===== DATA SEGMENT =====
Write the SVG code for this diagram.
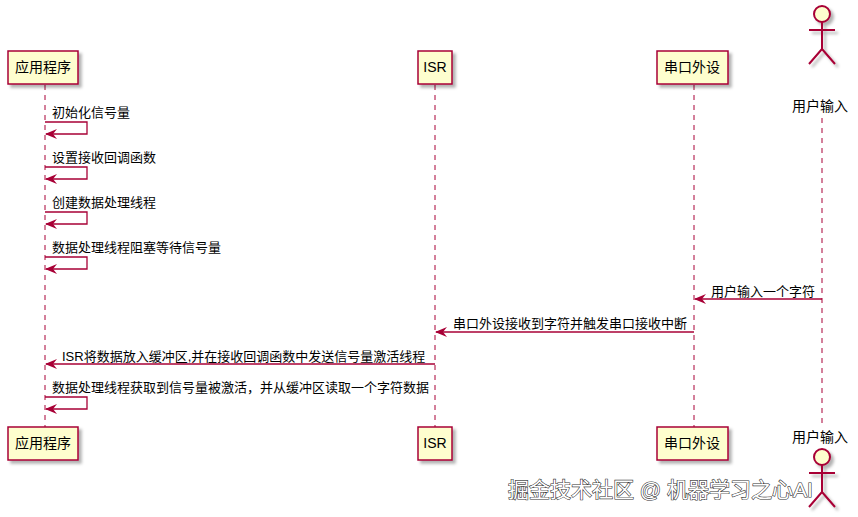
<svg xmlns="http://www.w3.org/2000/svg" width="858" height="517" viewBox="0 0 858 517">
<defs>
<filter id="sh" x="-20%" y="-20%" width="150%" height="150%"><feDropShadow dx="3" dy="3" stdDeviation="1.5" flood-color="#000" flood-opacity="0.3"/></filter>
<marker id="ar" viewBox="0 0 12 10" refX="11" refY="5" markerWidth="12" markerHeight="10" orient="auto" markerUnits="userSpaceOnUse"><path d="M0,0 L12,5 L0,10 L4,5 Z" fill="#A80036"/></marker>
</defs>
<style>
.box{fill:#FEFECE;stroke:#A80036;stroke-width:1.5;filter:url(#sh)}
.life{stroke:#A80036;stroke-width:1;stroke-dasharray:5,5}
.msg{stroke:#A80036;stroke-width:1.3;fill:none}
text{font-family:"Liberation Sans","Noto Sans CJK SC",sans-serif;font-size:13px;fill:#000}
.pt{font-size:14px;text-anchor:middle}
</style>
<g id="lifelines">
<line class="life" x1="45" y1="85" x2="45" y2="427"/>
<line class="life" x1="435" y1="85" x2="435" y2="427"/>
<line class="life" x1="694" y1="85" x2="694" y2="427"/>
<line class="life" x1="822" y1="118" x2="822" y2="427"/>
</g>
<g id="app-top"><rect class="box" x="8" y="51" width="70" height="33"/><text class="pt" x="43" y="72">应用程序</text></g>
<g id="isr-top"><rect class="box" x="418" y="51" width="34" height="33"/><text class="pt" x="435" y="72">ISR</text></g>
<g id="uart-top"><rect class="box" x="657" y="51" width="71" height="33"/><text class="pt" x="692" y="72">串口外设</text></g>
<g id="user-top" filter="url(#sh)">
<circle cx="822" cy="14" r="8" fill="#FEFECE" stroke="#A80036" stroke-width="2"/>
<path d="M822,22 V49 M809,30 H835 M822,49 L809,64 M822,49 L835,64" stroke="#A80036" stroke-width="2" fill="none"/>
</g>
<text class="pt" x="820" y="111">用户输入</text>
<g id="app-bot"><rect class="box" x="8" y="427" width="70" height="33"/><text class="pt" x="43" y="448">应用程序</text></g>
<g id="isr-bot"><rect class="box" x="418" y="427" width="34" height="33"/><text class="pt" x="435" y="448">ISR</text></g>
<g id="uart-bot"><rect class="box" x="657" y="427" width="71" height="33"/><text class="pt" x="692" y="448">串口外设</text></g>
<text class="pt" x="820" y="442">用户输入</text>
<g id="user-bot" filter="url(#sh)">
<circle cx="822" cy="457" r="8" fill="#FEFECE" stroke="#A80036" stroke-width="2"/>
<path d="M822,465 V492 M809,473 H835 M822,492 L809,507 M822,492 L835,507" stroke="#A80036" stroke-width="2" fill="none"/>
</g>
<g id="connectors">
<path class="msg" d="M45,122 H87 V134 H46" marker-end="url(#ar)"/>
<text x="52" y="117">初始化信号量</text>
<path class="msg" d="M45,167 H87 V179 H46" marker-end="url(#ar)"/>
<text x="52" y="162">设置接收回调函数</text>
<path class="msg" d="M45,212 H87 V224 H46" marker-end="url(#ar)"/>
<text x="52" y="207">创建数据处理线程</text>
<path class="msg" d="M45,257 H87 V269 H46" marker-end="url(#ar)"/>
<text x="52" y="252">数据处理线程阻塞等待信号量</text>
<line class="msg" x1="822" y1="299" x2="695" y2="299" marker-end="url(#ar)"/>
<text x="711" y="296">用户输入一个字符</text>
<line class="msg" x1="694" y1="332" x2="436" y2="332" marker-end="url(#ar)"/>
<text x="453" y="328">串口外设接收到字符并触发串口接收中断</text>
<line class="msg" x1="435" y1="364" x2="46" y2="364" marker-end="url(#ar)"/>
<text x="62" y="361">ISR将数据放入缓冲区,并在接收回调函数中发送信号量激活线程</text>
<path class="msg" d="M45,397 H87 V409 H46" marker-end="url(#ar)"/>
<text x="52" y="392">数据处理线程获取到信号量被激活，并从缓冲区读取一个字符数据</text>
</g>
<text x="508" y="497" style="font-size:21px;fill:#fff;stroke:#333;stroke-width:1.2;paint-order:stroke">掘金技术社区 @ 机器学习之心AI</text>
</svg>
=====
Without including any pictures, print all of the material exactly as given.

Write the SVG code for this diagram.
<svg xmlns="http://www.w3.org/2000/svg" width="858" height="517" viewBox="0 0 858 517">
<defs>
<filter id="sh" x="-20%" y="-20%" width="150%" height="150%"><feDropShadow dx="3" dy="3" stdDeviation="1.5" flood-color="#000" flood-opacity="0.3"/></filter>
<marker id="ar" viewBox="0 0 12 10" refX="11" refY="5" markerWidth="12" markerHeight="10" orient="auto" markerUnits="userSpaceOnUse"><path d="M0,0 L12,5 L0,10 L4,5 Z" fill="#A80036"/></marker>
</defs>
<style>
.box{fill:#FEFECE;stroke:#A80036;stroke-width:1.5;filter:url(#sh)}
.life{stroke:#A80036;stroke-width:1;stroke-dasharray:5,5}
.msg{stroke:#A80036;stroke-width:1.3;fill:none}
text{font-family:"Liberation Sans","Noto Sans CJK SC",sans-serif;font-size:13px;fill:#000}
.pt{font-size:14px;text-anchor:middle}
</style>
<g id="lifelines">
<line class="life" x1="45" y1="85" x2="45" y2="427"/>
<line class="life" x1="435" y1="85" x2="435" y2="427"/>
<line class="life" x1="694" y1="85" x2="694" y2="427"/>
<line class="life" x1="822" y1="118" x2="822" y2="427"/>
</g>
<g id="app-top"><rect class="box" x="8" y="51" width="70" height="33"/><text class="pt" x="43" y="72">应用程序</text></g>
<g id="isr-top"><rect class="box" x="418" y="51" width="34" height="33"/><text class="pt" x="435" y="72">ISR</text></g>
<g id="uart-top"><rect class="box" x="657" y="51" width="71" height="33"/><text class="pt" x="692" y="72">串口外设</text></g>
<g id="user-top" filter="url(#sh)">
<circle cx="822" cy="14" r="8" fill="#FEFECE" stroke="#A80036" stroke-width="2"/>
<path d="M822,22 V49 M809,30 H835 M822,49 L809,64 M822,49 L835,64" stroke="#A80036" stroke-width="2" fill="none"/>
</g>
<text class="pt" x="820" y="111">用户输入</text>
<g id="app-bot"><rect class="box" x="8" y="427" width="70" height="33"/><text class="pt" x="43" y="448">应用程序</text></g>
<g id="isr-bot"><rect class="box" x="418" y="427" width="34" height="33"/><text class="pt" x="435" y="448">ISR</text></g>
<g id="uart-bot"><rect class="box" x="657" y="427" width="71" height="33"/><text class="pt" x="692" y="448">串口外设</text></g>
<text class="pt" x="820" y="442">用户输入</text>
<g id="user-bot" filter="url(#sh)">
<circle cx="822" cy="457" r="8" fill="#FEFECE" stroke="#A80036" stroke-width="2"/>
<path d="M822,465 V492 M809,473 H835 M822,492 L809,507 M822,492 L835,507" stroke="#A80036" stroke-width="2" fill="none"/>
</g>
<g id="connectors">
<path class="msg" d="M45,122 H87 V134 H46" marker-end="url(#ar)"/>
<text x="52" y="117">初始化信号量</text>
<path class="msg" d="M45,167 H87 V179 H46" marker-end="url(#ar)"/>
<text x="52" y="162">设置接收回调函数</text>
<path class="msg" d="M45,212 H87 V224 H46" marker-end="url(#ar)"/>
<text x="52" y="207">创建数据处理线程</text>
<path class="msg" d="M45,257 H87 V269 H46" marker-end="url(#ar)"/>
<text x="52" y="252">数据处理线程阻塞等待信号量</text>
<line class="msg" x1="822" y1="299" x2="695" y2="299" marker-end="url(#ar)"/>
<text x="711" y="296">用户输入一个字符</text>
<line class="msg" x1="694" y1="332" x2="436" y2="332" marker-end="url(#ar)"/>
<text x="453" y="328">串口外设接收到字符并触发串口接收中断</text>
<line class="msg" x1="435" y1="364" x2="46" y2="364" marker-end="url(#ar)"/>
<text x="62" y="361">ISR将数据放入缓冲区,并在接收回调函数中发送信号量激活线程</text>
<path class="msg" d="M45,397 H87 V409 H46" marker-end="url(#ar)"/>
<text x="52" y="392">数据处理线程获取到信号量被激活，并从缓冲区读取一个字符数据</text>
</g>
<text x="508" y="497" style="font-size:21px;fill:#fff;stroke:#333;stroke-width:1.2;paint-order:stroke">掘金技术社区 @ 机器学习之心AI</text>
</svg>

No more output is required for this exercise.